Dow Into Negative Country



The S&P 500 pulled back as investors rotated out of technology stocks into shares more broadly linked to improvements in the economy.

The Dow Jones Industrials staggered 117.46 points to 49,290.20.

The much broader index sagged 52.01 points to 6,942.32.

The NASDAQ stumbled 320.54 points, or 1.4%, to 23,281.57, with Nvidia, Microsoft and software shares declining.

In the health care sector, Merck posted fourth-quarter earnings and revenue that topped estimates on strong demand for its cancer immunotherapy Keytruda and some of its other products. The pharmaceutical company was up 3.5%, making it the biggest gainer in the Dow.

PepsiCo earnings were also strong, fueled by improving organic sales across its business — a fact that pushed up shares about 4%. Elsewhere, Walmart surpassed a $1-trillion market capitalization threshold on Tuesday following a stock climb driven by its digital businesses growth and acquisition of new customers. The retail name was last up nearly 3% on Tuesday.

Bank stocks were also in the green. JPMorgan and Wells Fargo rose 2%, while Citigroup gained about 1%.

Shares of Palantir jumped 6% after the defense tech company gave strong fourth-quarter financial results and upbeat guidance.
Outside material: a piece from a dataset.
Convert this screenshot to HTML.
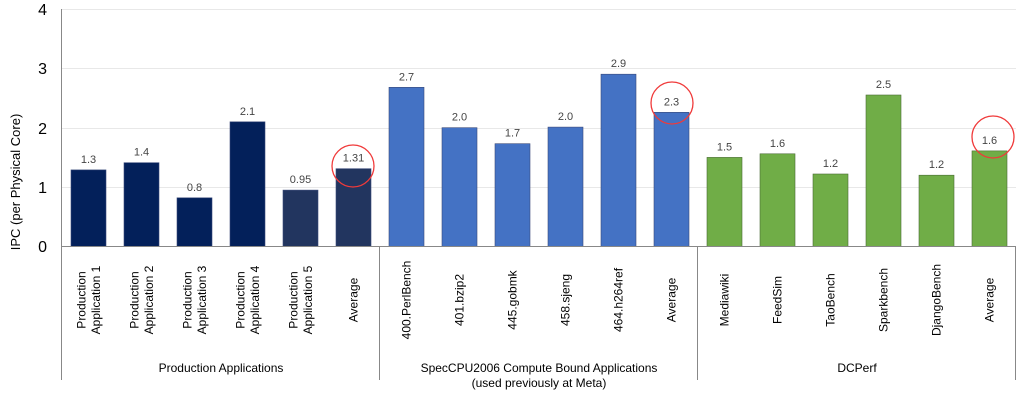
<!DOCTYPE html>
<html><head><meta charset="utf-8"><style>body{margin:0;background:#fff}svg{display:block;font-family:"Liberation Sans",sans-serif}</style></head><body>
<svg width="1023" height="400" viewBox="0 0 1023 400">
<g stroke="#e8e8e8" stroke-width="1">
<line x1="62" x2="1016" y1="187.5" y2="187.5"/><line x1="62" x2="1016" y1="128.5" y2="128.5"/><line x1="62" x2="1016" y1="68.5" y2="68.5"/><line x1="62" x2="1016" y1="9.5" y2="9.5"/>
</g>
<g font-size="16" fill="#000" text-anchor="end">
<text x="47" y="252">0</text><text x="47" y="193">1</text><text x="47" y="134">2</text><text x="47" y="74">3</text><text x="47" y="15">4</text>
</g>
<text transform="translate(20,182) rotate(-90)" font-size="13" text-anchor="middle">IPC (per Physical Core)</text>
<g stroke-width="0.6">
<rect x="71" y="169.9" width="35" height="76.6" fill="#03205a" stroke="#3a4a7a"/>
<rect x="124" y="162.7" width="35" height="83.8" fill="#03205a" stroke="#3a4a7a"/>
<rect x="177" y="197.8" width="35" height="48.7" fill="#03205a" stroke="#3a4a7a"/>
<rect x="230" y="121.8" width="35" height="124.7" fill="#03205a" stroke="#3a4a7a"/>
<rect x="283" y="190.1" width="35" height="56.4" fill="#22355f" stroke="#3a4a7a"/>
<rect x="336" y="168.7" width="35" height="77.8" fill="#22355f" stroke="#3a4a7a"/>
<rect x="389" y="87.3" width="35" height="159.2" fill="#4472c4" stroke="#3a4a7a"/>
<rect x="442" y="127.7" width="35" height="118.8" fill="#4472c4" stroke="#3a4a7a"/>
<rect x="495" y="143.7" width="35" height="102.8" fill="#4472c4" stroke="#3a4a7a"/>
<rect x="548" y="127.1" width="35" height="119.4" fill="#4472c4" stroke="#3a4a7a"/>
<rect x="601" y="74.2" width="35" height="172.3" fill="#4472c4" stroke="#3a4a7a"/>
<rect x="654" y="112.3" width="35" height="134.2" fill="#4472c4" stroke="#3a4a7a"/>
<rect x="707" y="157.4" width="35" height="89.1" fill="#70ad47" stroke="#4a6b35"/>
<rect x="760" y="153.8" width="35" height="92.7" fill="#70ad47" stroke="#4a6b35"/>
<rect x="813" y="174" width="35" height="72.5" fill="#70ad47" stroke="#4a6b35"/>
<rect x="866" y="95" width="35" height="151.5" fill="#70ad47" stroke="#4a6b35"/>
<rect x="919" y="175.2" width="35" height="71.3" fill="#70ad47" stroke="#4a6b35"/>
<rect x="972" y="150.9" width="35" height="95.6" fill="#70ad47" stroke="#4a6b35"/>
</g>
<g font-size="11" fill="#444" text-anchor="middle">
<text x="88.5" y="162.9">1.3</text><text x="141.5" y="155.7">1.4</text><text x="194.5" y="190.8">0.8</text><text x="247.5" y="114.8">2.1</text><text x="300.5" y="183.1">0.95</text><text x="353.5" y="161.7">1.31</text>
<text x="406.5" y="80.3">2.7</text><text x="459.5" y="120.7">2.0</text><text x="512.5" y="136.7">1.7</text><text x="565.5" y="120.1">2.0</text><text x="618.5" y="67.2">2.9</text><text x="671.5" y="105.3">2.3</text>
<text x="724.5" y="150.4">1.5</text><text x="777.5" y="146.8">1.6</text><text x="830.5" y="167">1.2</text><text x="883.5" y="88">2.5</text><text x="936.5" y="168.2">1.2</text><text x="989.5" y="143.9">1.6</text>
</g>
<g font-size="12" text-anchor="middle">
<text transform="translate(85.25,300) rotate(-90)">Production</text><text transform="translate(99.75,300) rotate(-90)">Application 1</text>
<text transform="translate(138.25,300) rotate(-90)">Production</text><text transform="translate(152.75,300) rotate(-90)">Application 2</text>
<text transform="translate(191.25,300) rotate(-90)">Production</text><text transform="translate(205.75,300) rotate(-90)">Application 3</text>
<text transform="translate(244.25,300) rotate(-90)">Production</text><text transform="translate(258.75,300) rotate(-90)">Application 4</text>
<text transform="translate(297.25,300) rotate(-90)">Production</text><text transform="translate(311.75,300) rotate(-90)">Application 5</text>
<text transform="translate(357.5,300) rotate(-90)">Average</text>
<text transform="translate(410.5,300) rotate(-90)">400.PerlBench</text>
<text transform="translate(463.5,300) rotate(-90)">401.bzip2</text>
<text transform="translate(516.5,300) rotate(-90)">445.gobmk</text>
<text transform="translate(569.5,300) rotate(-90)">458.sjeng</text>
<text transform="translate(622.5,300) rotate(-90)">464.h264ref</text>
<text transform="translate(675.5,300) rotate(-90)">Average</text>
<text transform="translate(728.5,300) rotate(-90)">Mediawiki</text>
<text transform="translate(781.5,300) rotate(-90)">FeedSim</text>
<text transform="translate(834.5,300) rotate(-90)">TaoBench</text>
<text transform="translate(887.5,300) rotate(-90)">Sparkbench</text>
<text transform="translate(940.5,300) rotate(-90)">DjangoBench</text>
<text transform="translate(993.5,300) rotate(-90)">Average</text>
</g>
<g stroke="#888" stroke-width="1">
<line x1="61.5" y1="9" x2="61.5" y2="380"/>
<line x1="62" y1="246.5" x2="1016" y2="246.5"/>
<line x1="379.5" y1="246" x2="379.5" y2="380"/>
<line x1="697.5" y1="246" x2="697.5" y2="380"/>
<line x1="1015.5" y1="246" x2="1015.5" y2="380"/>
</g>
<g font-size="12" text-anchor="middle">
<text x="221" y="372">Production Applications</text>
<text x="539" y="372">SpecCPU2006 Compute Bound Applications</text>
<text x="539" y="387">(used previously at Meta)</text>
<text x="857" y="372">DCPerf</text>
</g>
<g fill="none" stroke="#f03a3a" stroke-width="1.3">
<circle cx="353" cy="166" r="21"/><circle cx="672" cy="103" r="21"/><circle cx="993" cy="137" r="21"/>
</g>
</svg>
</body></html>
But most technology shares were in the red. Nvidia and Microsoft shed 2% apiece with both AI bellwethers adding to their losses for the year.
Software stocks continued their 2026 tumble with shares like ServiceNow dipping 7% and Salesforce down 5%.

Prices for the 10-year Treasury dropped slightly Tuesday, raising yields to 4.29% from Monday’s 4.28%. Treasury prices and yields move in opposite directions.

Oil prices gained 53 cents to $62.67 U.S. a barrel.

Gold prices popped $327.30 to $4,980.30 U.S. an ounce.